Inspiration

The idea was born out of an experience working in a paint inspection booth at Toyota. The process of inspecting painted vehicles coming out of the bake ovens for dirt deposits is manual and prone to human error. The idea was to automate the process to reduce the number of defects coming out of the paint inspection.

What it does

It's computer vision takes a PNG and creates a heatmap of abnormalities in the image. If the photo read has name IMAGENAME.png, the output has name abnscan_IMAGENAME.png.

How we built it

Overnight, using Java.

Challenges we ran into

Bugs. The heatmap uses differences in RGB values, which are normally stored in a 4-byte integer in ARGB format. Java doesn't support unsigned integers, so we could not create an opaque ARGB image with the colors we wanted. After a while looking through Java docs, we found that Color could return an int in RGB format, so we updated the format of our output image to match.

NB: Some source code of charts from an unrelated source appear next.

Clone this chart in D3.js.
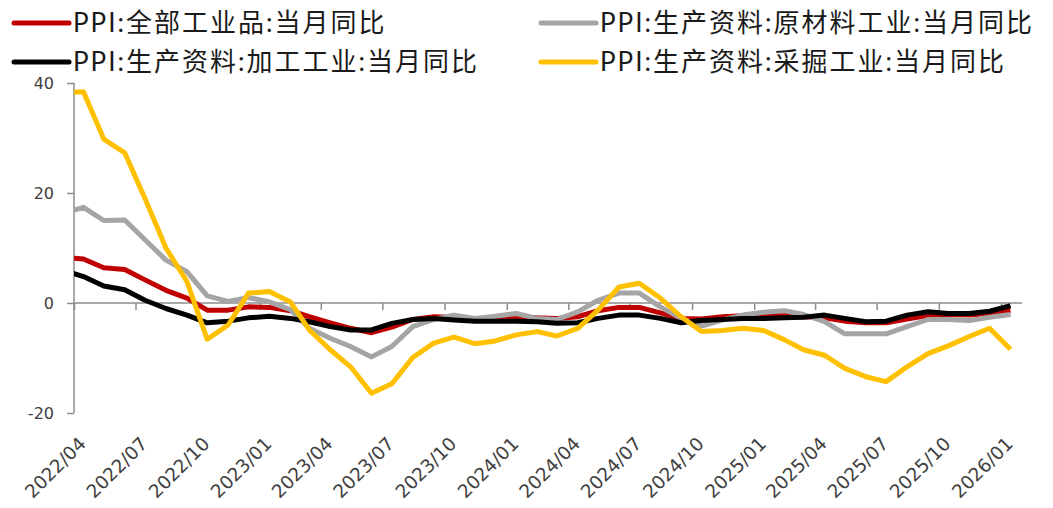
<!DOCTYPE html>
<html>
<head>
<meta charset="utf-8">
<script src="https://cdn.jsdelivr.net/npm/d3@7/dist/d3.min.js"></script>
<style>
  body { margin: 0; background: #fff; }
  svg text { font-family: "DejaVu Sans", sans-serif; }
  .legend_text { font-family: "Lato", "Noto Sans CJK SC", sans-serif; font-size: 26px; letter-spacing: 2px; fill: #1a1a1a; }
  .tick_text { font-size: 16px; fill: #404040; }
  .date_text { font-size: 18.5px; fill: #404040; }
</style>
</head>
<body>
<svg id="main_svg_container" width="1053" height="508"></svg>
<script>
// months 2022/03 .. 2026/01 (2022/03 sits just left of the axis and is clipped)
var months = ["2022/03","2022/04","2022/05","2022/06","2022/07","2022/08","2022/09","2022/10","2022/11","2022/12",
  "2023/01","2023/02","2023/03","2023/04","2023/05","2023/06","2023/07","2023/08","2023/09","2023/10","2023/11","2023/12",
  "2024/01","2024/02","2024/03","2024/04","2024/05","2024/06","2024/07","2024/08","2024/09","2024/10","2024/11","2024/12",
  "2025/01","2025/02","2025/03","2025/04","2025/05","2025/06","2025/07","2025/08","2025/09","2025/10","2025/11","2025/12",
  "2026/01"];

var ppi_all = [8.3, 8.0, 6.4, 6.1, 4.2, 2.3, 0.9, -1.3, -1.3, -0.7,
  -0.8, -1.4, -2.5, -3.6, -4.6, -5.4, -4.4, -3.0, -2.5, -2.6, -3.0, -2.7,
  -2.5, -2.7, -2.8, -2.5, -1.4, -0.8, -0.8, -1.8, -2.8, -2.9, -2.5, -2.3,
  -2.3, -2.2, -2.5, -2.7, -3.3, -3.6, -3.6, -2.9, -2.3, -2.1, -2.2, -1.9,
  -1.4];

var ppi_raw = [16.3, 17.4, 15.0, 15.1, 11.5, 7.8, 5.7, 1.3, 0.3, 1.0,
  0.2, -1.2, -4.6, -6.4, -7.9, -9.8, -7.9, -4.3, -3.0, -2.2, -2.8, -2.4,
  -1.9, -2.8, -3.0, -1.6, 0.5, 1.8, 1.8, -0.7, -2.8, -4.2, -3.1, -2.2,
  -1.7, -1.4, -2.1, -3.4, -5.6, -5.6, -5.6, -4.3, -3.0, -3.0, -3.2, -2.6,
  -2.1];

var ppi_proc = [6.0, 4.8, 3.1, 2.4, 0.5, -1.0, -2.2, -3.6, -3.3, -2.7,
  -2.4, -2.8, -3.4, -4.3, -4.9, -4.9, -3.7, -3.0, -2.8, -3.1, -3.3, -3.3,
  -3.3, -3.4, -3.7, -3.6, -2.8, -2.2, -2.2, -2.8, -3.6, -3.2, -3.0, -2.8,
  -2.8, -2.7, -2.6, -2.2, -2.8, -3.4, -3.3, -2.2, -1.6, -1.9, -1.9, -1.5,
  -0.5];

var ppi_mining = [38.2, 38.4, 29.8, 27.3, 19.0, 10.0, 3.9, -6.6, -4.0, 1.8,
  2.1, 0.2, -4.9, -8.5, -11.6, -16.4, -14.7, -9.9, -7.3, -6.2, -7.4, -6.9,
  -5.8, -5.2, -6.0, -4.6, -1.3, 2.9, 3.6, 0.9, -2.5, -5.2, -5.0, -4.6,
  -5.0, -6.7, -8.5, -9.5, -11.9, -13.4, -14.3, -11.6, -9.2, -7.8, -6.1, -4.6,
  -8.4];

var series_names = ["PPI:全部工业品:当月同比", "PPI:生产资料:原材料工业:当月同比",
  "PPI:生产资料:加工工业:当月同比", "PPI:生产资料:采掘工业:当月同比"];
var series_colors = ["#C00000", "#A5A5A5", "#000000", "#FFC000"];
var series_values = [ppi_all, ppi_raw, ppi_proc, ppi_mining];

var x_tick_labels = ["2022/04","2022/07","2022/10","2023/01","2023/04","2023/07","2023/10","2024/01",
  "2024/04","2024/07","2024/10","2025/01","2025/04","2025/07","2025/10","2026/01"];
var y_ticks = [-20, 0, 20, 40];

var parseMonth = d3.timeParse("%Y/%m");
// monthly values are plotted mid-month on the date axis
function pointDate(m) { return d3.timeDay.offset(parseMonth(m), 14); }

var plot_left = 74, plot_right = 1022, plot_top = 83, plot_bottom = 413;

var x = d3.scaleTime()
    .domain([parseMonth("2022/04"), parseMonth("2026/02")])
    .range([plot_left, plot_right]);
var y = d3.scaleLinear().domain([-20, 40]).range([plot_bottom, plot_top]);

var svg = d3.select("#main_svg_container");
var axis_color = "#8c8c8c";

svg.append("clipPath").attr("id", "plot_clip")
  .append("rect")
    .attr("x", plot_left).attr("y", 0)
    .attr("width", plot_right - plot_left).attr("height", 508);

// y axis
var yAxis = svg.append("g")
    .attr("transform", "translate(" + plot_left + ",0)")
    .call(d3.axisLeft(y).tickValues(y_ticks).tickSize(7).tickPadding(13).tickFormat(d3.format("d")));
yAxis.select(".domain").attr("stroke", axis_color).attr("stroke-width", 1.5).attr("d", "M0," + plot_top + "V" + plot_bottom);
yAxis.selectAll(".tick line").attr("stroke", axis_color).attr("stroke-width", 1.5);
yAxis.selectAll(".tick text").attr("class", "tick_text").text(function(d) { return d < 0 ? "-" + Math.abs(d) : d; });

// x axis on the zero line
var xAxis = svg.append("g")
    .attr("transform", "translate(0," + y(0) + ")")
    .call(d3.axisBottom(x).tickValues(x_tick_labels.map(parseMonth)).tickSize(7).tickFormat(""));
xAxis.select(".domain").attr("stroke", axis_color).attr("stroke-width", 1.5).attr("d", "M" + plot_left + ",0H" + plot_right);
xAxis.selectAll(".tick line").attr("stroke", axis_color).attr("stroke-width", 1.5);

// rotated date labels below the plot
svg.append("g").selectAll("text")
  .data(x_tick_labels)
  .enter().append("text")
    .attr("class", "date_text")
    .attr("text-anchor", "end")
    .attr("transform", function(d) {
      return "translate(" + (x(parseMonth(d)) + 13) + "," + (plot_bottom + 32) + ") rotate(-45)";
    })
    .text(function(d) { return d; });

// lines
var line = d3.line()
    .x(function(d) { return x(d.date); })
    .y(function(d) { return y(d.value); });

svg.append("g").attr("clip-path", "url(#plot_clip)")
  .selectAll("path")
  .data(series_values)
  .enter().append("path")
    .attr("fill", "none")
    .attr("stroke", function(d, i) { return series_colors[i]; })
    .attr("stroke-width", 5)
    .attr("stroke-linejoin", "round")
    .attr("d", function(vals) {
      return line(vals.map(function(v, j) { return { date: pointDate(months[j]), value: v }; }));
    });

// legend, two columns by two rows
var legend_x = [14, 541], legend_y = [23, 62];
var legend = svg.append("g").selectAll("g")
  .data(series_names)
  .enter().append("g")
    .attr("transform", function(d, i) {
      return "translate(" + legend_x[i % 2] + "," + legend_y[Math.floor(i / 2)] + ")";
    });
legend.append("line")
    .attr("x1", 0).attr("x2", 55)
    .attr("stroke", function(d, i) { return series_colors[i]; })
    .attr("stroke-width", 5)
    .attr("stroke-linecap", "round");
legend.append("text")
    .attr("class", "legend_text")
    .attr("x", 59)
    .attr("dy", "0.35em")
    .text(function(d) { return d; });
</script>
</body>
</html>
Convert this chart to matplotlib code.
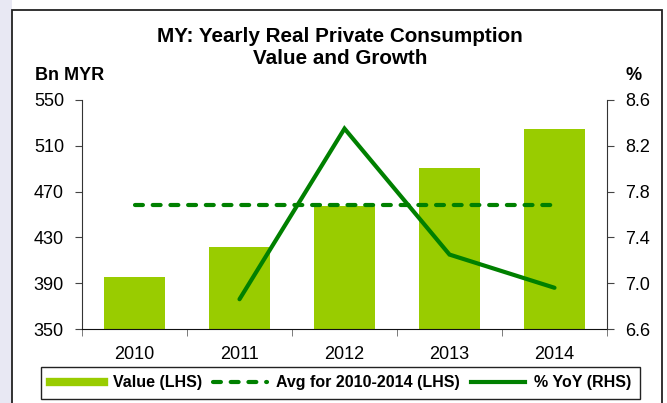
import matplotlib.pyplot as plt
from matplotlib.lines import Line2D
from matplotlib.patches import Rectangle
import numpy as np

plt.rcParams['font.family'] = ['Liberation Sans', 'DejaVu Sans']

years = ['2010', '2011', '2012', '2013', '2014']
value_bn = [395, 422, 457, 491, 525]
avg_value = 458
yoy_years = ['2011', '2012', '2013', '2014']
yoy_pct = [6.86, 8.35, 7.25, 6.96]

left_ticks = [350, 390, 430, 470, 510, 550]
right_ticks = [6.6, 7.0, 7.4, 7.8, 8.2, 8.6]

bar_color = '#99cc00'
line_color = '#008000'

W, H = 667, 403
fig = plt.figure(figsize=(W / 100, H / 100), dpi=100)

# background strip and outer frame
fig.patches.append(Rectangle((0, 0), 12 / W, 1, transform=fig.transFigure,
                             facecolor='#e8e8f3', edgecolor='none', zorder=-2))
fig.patches.append(Rectangle((12 / W, -0.05), (662 - 12) / W, 1.05 - 10 / H,
                             transform=fig.transFigure, facecolor='white',
                             edgecolor='#222222', lw=1.3, zorder=-1))

ax = fig.add_axes([82 / W, 1 - 329 / H, (607 - 82) / W, (329 - 100) / H])
ax.set_facecolor('none')
x = np.arange(len(years))
ax.bar(x, value_bn, width=0.59, color=bar_color, zorder=2)
ax.plot([0, len(years) - 1], [avg_value, avg_value], color=line_color, lw=3,
        dashes=(1.9, 2.35), dash_capstyle='round', zorder=3)
ax.set_xlim(-0.5, len(years) - 0.5)
ax.set_ylim(left_ticks[0], left_ticks[-1])
ax.set_yticks(left_ticks)
ax.set_xticks(x)
ax.set_xticklabels(years)
ax.set_xticks(np.arange(-0.5, len(years)), minor=True)
ax.tick_params(axis='x', which='major', length=0, pad=12, labelsize=13)
ax.tick_params(axis='x', which='minor', length=5, color='#666666', direction='out')
ax.tick_params(axis='y', length=5, pad=8, labelsize=13, color='#444444')
ax.spines['top'].set_visible(False)
ax.spines['right'].set_visible(False)
ax.spines['left'].set_color('#333333')
ax.spines['bottom'].set_color('#111111')

ax2 = ax.twinx()
ax2.plot([years.index(y) for y in yoy_years], yoy_pct, color=line_color, lw=3,
         solid_capstyle='round', solid_joinstyle='miter', zorder=4)
ax2.set_ylim(right_ticks[0], right_ticks[-1])
ax2.set_yticks(right_ticks)
ax2.set_yticklabels([f'{v:.1f}' for v in right_ticks])
ax2.tick_params(axis='y', length=5, pad=8, labelsize=13, color='#444444')
for s in ['top', 'left', 'bottom']:
    ax2.spines[s].set_visible(False)
ax2.spines['right'].set_color('#333333')

fig.text(340 / W, 1 - 37 / H, 'MY: Yearly Real Private Consumption',
         ha='center', va='center', fontsize=14.9, fontweight='bold')
fig.text(340 / W, 1 - 59 / H, 'Value and Growth',
         ha='center', va='center', fontsize=14.9, fontweight='bold')
fig.text(35 / W, 1 - 75 / H, 'Bn MYR', ha='left', va='center',
         fontsize=13, fontweight='bold')
fig.text(634 / W, 1 - 75 / H, '%', ha='center', va='center',
         fontsize=13, fontweight='bold')

handles = [
    Line2D([], [], color=bar_color, lw=6),
    Line2D([], [], color=line_color, lw=3, dashes=(1.9, 2.35), dash_capstyle='round'),
    Line2D([], [], color=line_color, lw=3),
]
labels = ['Value (LHS)', 'Avg for 2010-2014 (LHS)', '% YoY (RHS)']
leg = fig.legend(handles, labels, ncol=3, loc='center',
                 bbox_to_anchor=(340.5 / W, 1 - 383 / H),
                 borderpad=0.55, fancybox=False, framealpha=1, handlelength=3.4,
                 handletextpad=0.55, columnspacing=0.7,
                 prop={'weight': 'bold', 'size': 11.5})
leg.get_frame().set_edgecolor('#222222')
leg.get_frame().set_linewidth(1.0)

fig.savefig('out.png', dpi=100)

Also, we used linked lists to represent different colors, and the insert function needed strange functionality not built in LinkedList<>. insert() is not a complex function, but it was very hard to wrap our heads around.

Accomplishments that we're proud of

The pixel-comparison algorithm is relatively simple, but it works well and is extendable. (The actual comparison could be replaced by another algorithm -- for example, taking linear combinations of expected colors.)

Similarly, the scan is done independent of the heatmap. The main program could easily be modified to, say, return coordinates to abnormal points. These could be used to automate fixing the problem.

What we learned

I'm too tired for this shit.

What's next for PNG Abnormality Scanner

Scanning PNGs. Maybe it'll support other image formats someday.